People familiar with the matter said today that Google plans to abandon Broadcom as early as 2027 and instead develop its own AI server chips. Earlier this year, Google and Broadcom failed to reach an agreement on chip pricing, the person said. For this reason, Google decided to abandon Broadcom as the supplier of its AI chip tensor processing units (TPU).
Google executives have discussed this extensively. This means that Google will design its TPU chip independently. The move is expected to help Google save billions of dollars in costs each year. Currently, Google is investing heavily in artificial intelligence research and development. Research and development for artificial intelligence is particularly expensive compared to other types of research and development.
Broadcom CEO Hock Tan recently said that generative artificial intelligence will account for more than 25% of the company's semiconductor revenue next year. In the second fiscal quarter of fiscal 2023 that ended in April, artificial intelligence revenue accounted for approximately 15% of Broadcom's semiconductor business revenue, while this proportion will be only 10% in fiscal 2022.

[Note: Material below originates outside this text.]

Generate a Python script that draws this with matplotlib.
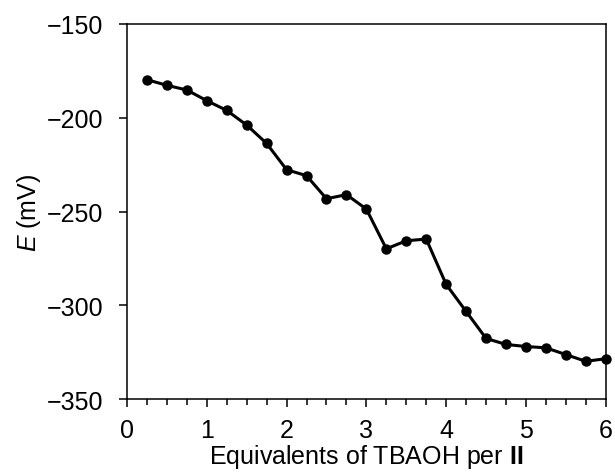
import matplotlib
matplotlib.use("Agg")
import matplotlib.pyplot as plt
from matplotlib.ticker import MultipleLocator

plt.rcParams["font.family"] = ["Liberation Sans", "DejaVu Sans"]
plt.rcParams["mathtext.fontset"] = "custom"
plt.rcParams["mathtext.rm"] = "Liberation Sans"
plt.rcParams["mathtext.it"] = "Liberation Sans:italic"
plt.rcParams["mathtext.bf"] = "Liberation Sans:bold"

# titration: equivalents of base added vs. measured potential
equiv = [0.25, 0.5, 0.75, 1.0, 1.25, 1.5, 1.75, 2.0, 2.25, 2.5, 2.75, 3.0,
         3.25, 3.5, 3.75, 4.0, 4.25, 4.5, 4.75, 5.0, 5.25, 5.5, 5.75, 6.0]
potential = [-179.7, -182.7, -185.2, -190.9, -196.1, -203.9, -213.7, -227.7,
             -230.9, -243.2, -241.0, -248.7, -269.9, -265.6, -264.7, -288.9,
             -303.3, -317.7, -320.9, -322.0, -322.7, -326.3, -329.9, -328.5]

fig = plt.figure(figsize=(6.15, 4.77), dpi=100)
ax = fig.add_axes([0.2065, 0.1614, 0.7785, 0.7862])

ax.plot(equiv, potential, color="black", lw=2.2, marker="o", ms=6.5,
        clip_on=False, zorder=3)

ax.set_xlim(0, 6)
ax.set_ylim(-350, -150)
ax.xaxis.set_major_locator(MultipleLocator(1))
ax.xaxis.set_minor_locator(MultipleLocator(0.25))
ax.yaxis.set_major_locator(MultipleLocator(50))

ax.tick_params(axis="both", which="major", direction="out", length=6,
               width=1.1, labelsize=18)
ax.tick_params(axis="x", which="major", pad=8)
ax.tick_params(axis="y", which="major", pad=11)
ax.tick_params(axis="x", which="minor", direction="out", length=4, width=1.1)
ax.tick_params(top=False, right=False)
for sp in ax.spines.values():
    sp.set_linewidth(1.1)

ax.set_xlabel(r"Equivalents of TBAOH per $\mathbf{II}$", fontsize=18, labelpad=0)
ax.set_ylabel(r"$E$ (mV)", fontsize=18, labelpad=3)

fig.savefig("out.png", dpi=100)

Last year, Microsoft-backed artificial intelligence startup OpenAI triggered an AI technology arms race in the technology industry after it released the generative chatbot ChatGPT. This year, Google has also increased its investment in generative artificial intelligence in an effort to catch up.
Data from research firm Similarweb shows that in August this year, Google’s artificial intelligence chatbot Bard had 183 million visits, which was only 13% of ChatGPT’s visits.
At the same time, people familiar with the matter also said that Google also plans to cooperate with chip manufacturer Marvell Technology to launch a new network chip next year, with the development codename "Granite Redux".
Google, Broadcom and Marvell have yet to comment.